The letter, written by Stephen Williams, executive director of the Thomas Jefferson Planning District Commission of which the MPO is a part, raises numerous issues that surfaced in public hearings last year during the debate over the McDonnell administration’s plans to resurrect the project. Among the key points.

  • “At a minimum, we request that a No-Build alternative and an Alternative that includes proposals from the join VDOT/Albemarle County Places29 Transportation plan, should be studied,” writes Williams. The Places29 plan, which would reduce congestion on U.S. 29 without the need for a Bypass, did not exist when the 2003 EIS was written.
  • VDOT needs to conduct an entirely new traffic impact analysis. Development patterns have changed over the past 9 years, three interchanges on the proposed Bypass have been stripped out of the design, and a link-up with the Meadow Creek Parkway has been abandoned.

Among other items, VDOT needs to consider the impact of the Bypass upon three schools that the highway would skirt — many citizens are concerned about the effect on diesel pollution on the health of school children — and the department needs to update its noise analysis and impact on the reservoir, wetlands, stormwater and the water distribution system.

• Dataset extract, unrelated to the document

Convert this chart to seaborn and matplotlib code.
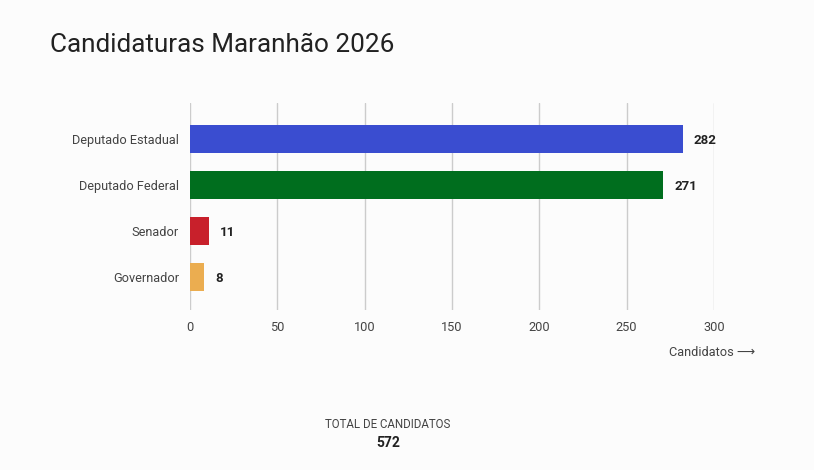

The MPO letter is not some last-ditch effort by die-hard opponents to derail the project. This is the same MPO that reversed its previous opposition last summer, allowing the McDonnell administration to resurrect the project. Indeed, Albemarle Supervisor Rodney Thomas, who also is chairman of the MPO, has gone public with the idea of extending the Bypass on the grounds that it doesn’t begin to bypass all the congestion. Thomas was a key figure locally in getting the Bypass approved. Further, ignoring the suggestions of the regional transportation planning entity might not set well with the Federal Highway Administration, which has ultimate authority over projects within the federal highway system.

To my mind, an updated traffic analysis is mandatory. Over and above the points raised in the letter, traffic-light sequencing has so dramatically reduced congestion on U.S. 29 that it calls into question the need for a Bypass in the first place. Anyone accustomed to traffic conditions in Richmond, Hampton Roads or, god forbid, Northern Virginia, would wonder what all the fuss was about.

One final point: If the McDonnell administration is absolutely determined to spend more money on U.S. 29, perhaps on the ground that the citizens of Charlottesville-Albemarle should get their “fair share” of state construction dollars, then it needs to consider the alternative plan, Places29, that did not exist when the last EIS was conducted a decade ago.